基于PCNN和矩特征的遥感图像目标识别研究
发布时间:2018-11-16 17:35
【摘要】:近年来,基于卫星遥感图像的目标识别技术得到迅猛发展,被广泛地应用于军事领域和民用领域。目前,各国学者在遥感图像飞机识别上取得了一定的突破。然而,现实环境远不及理论来的理想化,遥感图像必然存在噪声、复杂背景等干扰,这定当会影响后续的识别,因此现有的理论成果仍有不足之处,比如在识别精度、耗时量、通用性等方面还不尽如人意。为此,如何在复杂的环境中高效的识别出飞机目标成为了本文的研究重点和关键。众所周知,目标识别过程大致包括:预处理、分割、特征提取及识别。而本文的研究重点——遥感图像分割、特征提取,已取得如下成果:1、为了提高遥感图像目标分割的精度,提出了一种基于引力搜索算法参数优化的改进脉冲耦合神经网络(PCNN-Pulse Coupled Neural Network)遥感图像分割算法。首先,通过二次描述神经元间的激励和抑制关系,改进连接输入项和动态阈值来优化经典PCNN模型。然后利用上述模型对输入信息进行点火处理,并从其输出结果中提取图像熵和能量的比值作为引力搜索算法的适应度函数,且将熵的变化值作为引力搜索算法的收敛依据,利用引力搜索算法的全局搜索能力寻找PCNN模型中影响分割效果的关键参数的最优值。最终将该算法与OTSU、最大熵直方图算法和原始PCNN算法进行对比,并通过Matlab仿真实验证明了本文算法更适用于遥感图像分割。

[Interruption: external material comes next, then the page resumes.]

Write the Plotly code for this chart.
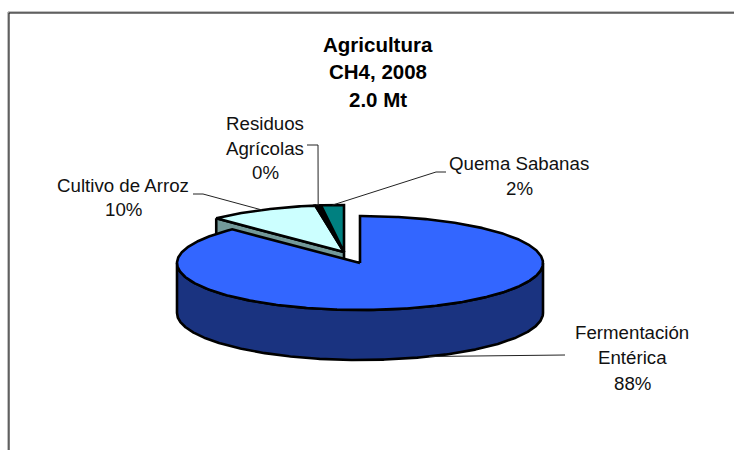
import numpy as np
import plotly.graph_objects as go

# Data
categories = ["Fermentación Entérica", "Cultivo de Arroz", "Residuos Agrícolas", "Quema Sabanas"]
values = [87.7, 9.8, 0.49, 2.01]
label_pct = ["88%", "10%", "0%", "2%"]
title_lines = ["Agricultura", "CH4, 2008", "2.0 Mt"]

colors = ["#3366FF", "#CCFFFF", "#000000", "#008080"]
side_colors = ["#1A3380", "#739999", "#000000", "#004040"]

# Fake 3D pie geometry, in page pixels
RX, RY, DEPTH = 183, 47, 50
CENTERS = [(360, 263), (344, 252), (344, 252), (344, 252)]   # first slice is pulled out

# label text: lines, centre x, line y positions; leader elbow points
label_lines = [["Fermentación", "Entérica", "88%"], ["Cultivo de Arroz", "10%"],
               ["Residuos", "Agrícolas", "0%"], ["Quema Sabanas", "2%"]]
label_x = [632, 123, 265, 519]
label_y = [[332, 357, 383], [185, 209], [123, 148, 172], [163, 188]]
leader_start = [[(565, 355), (565, 355)], [(193, 194), (203, 194)],
                [(307, 145), (318, 145)], [(446, 172), (436, 172)]]


def rim(center, deg, drop=0):
    a = np.radians(deg)
    return center[0] + RX * np.sin(a), center[1] - RY * np.cos(a) + drop


def arc(center, a0, a1, drop=0):
    angles = np.linspace(a0, a1, max(int(abs(a1 - a0)) * 2, 6))
    return rim(center, angles, drop)


def poly(fig, xs, ys, fill, width=2.6):
    fig.add_trace(go.Scatter(x=list(xs), y=list(ys), mode="lines", fill="toself", fillcolor=fill,
                             line=dict(color="black", width=width), hoverinfo="skip", showlegend=False))


edges = np.concatenate([[0], np.cumsum(values) / np.sum(values) * 360])
mids = (edges[:-1] + edges[1:]) / 2

fig = go.Figure()

# frame, only top and left sides show
fig.add_shape(type="line", x0=8, y0=450, x1=8, y1=12, line=dict(color="#808080", width=1))
fig.add_shape(type="line", x0=8, y0=12, x1=734, y1=12, line=dict(color="#808080", width=1))
fig.add_shape(type="line", x0=9, y0=450, x1=9, y1=13, line=dict(color="black", width=1))
fig.add_shape(type="line", x0=9, y0=13, x1=734, y1=13, line=dict(color="black", width=1))

# small slices: cut face of the group, then the top faces
c = CENTERS[1]
tx, ty = rim(c, edges[1])
poly(fig, [tx, c[0], c[0], tx, tx], [ty, c[1], c[1] + DEPTH, ty + DEPTH, ty], side_colors[1])
for i in [1, 2, 3]:
    c = CENTERS[i]
    ax, ay = arc(c, edges[i], edges[i + 1])
    poly(fig, [c[0], *ax, c[0]], [c[1], *ay, c[1]], colors[i])

# large slice: outer wall (only the front half shows), then top face
c = CENTERS[0]
ax, ay = arc(c, 90, 270)
bx, by = arc(c, 270, 90, DEPTH)
poly(fig, [*ax, *bx, ax[0]], [*ay, *by, ay[0]], side_colors[0])
ax, ay = arc(c, edges[0], edges[1])
poly(fig, [c[0], *ax, c[0]], [c[1], *ay, c[1]], colors[0])

# leader lines run from the label to the rim at the middle of each slice
for i in range(len(values)):
    ex, ey = rim(CENTERS[i], mids[i], DEPTH if i == 0 else 0)
    pts = leader_start[i] + [(ex, ey)]
    fig.add_trace(go.Scatter(x=[p[0] for p in pts], y=[p[1] for p in pts], mode="lines",
                             line=dict(color="#222222", width=1), hoverinfo="skip", showlegend=False))

# texts, one annotation per line so the line pitch can follow the original
font = "Liberation Sans, Arial, sans-serif"
for line, y in zip(title_lines, [44, 71, 99]):
    fig.add_annotation(x=378, y=y, text=f"<b>{line}</b>", showarrow=False, xref="x", yref="y",
                       font=dict(family=font, size=20.5, color="black"))
for lines, x, ys in zip(label_lines, label_x, label_y):
    for line, y in zip(lines, ys):
        fig.add_annotation(x=x, y=y, text=line, showarrow=False, xref="x", yref="y",
                           font=dict(family=font, size=18.7, color="#111111"))

fig.update_xaxes(range=[0, 734], visible=False, fixedrange=True)
fig.update_yaxes(range=[450, 0], visible=False, fixedrange=True)
fig.update_layout(width=734, height=450, margin=dict(l=0, r=0, t=0, b=0),
                  paper_bgcolor="white", plot_bgcolor="white", showlegend=False)

# page has a default body margin that would push the figure 8px off
fig.write_html("out.html", config={"displayModeBar": False},
               post_script="document.body.style.margin='0';")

2、针对几何不变矩对仿射形变目标描述的不足,为提高飞机类型的识别精度,给出了基于小波和仿射不变矩特征融合的飞机识别算法。首先对二值飞机图像做归一化操作,并分别计算归一化飞机目标的小波矩和仿射不变矩特征值;然后通过计算样本特征均值与标准差的商,筛选出鲁棒性好、稳定性高的特征,通过归一化方法进行融合;最后将五种不同型号的飞机构造成样本集,并采用支持向量机(Support Vector Machine,SVM)方法识别测试样本的型号。实验将不同类型的矩特征、不同容量的样本集就识别精度、稳定性指标进行了比较,结果表明,文中给出的方法提高了精度,而且在训练样本集较小时仍能获得较高的识别率。3、基于以上两个重要步骤,再结合支持向量机,完整地完成了整个识别过程。通过实验证明文中提出的方法不仅能克服类型各异及比例不同的噪声干扰,还能适用于复杂背景图像的飞机目标。同时,也保证了较高的识别精度和较少的耗时量。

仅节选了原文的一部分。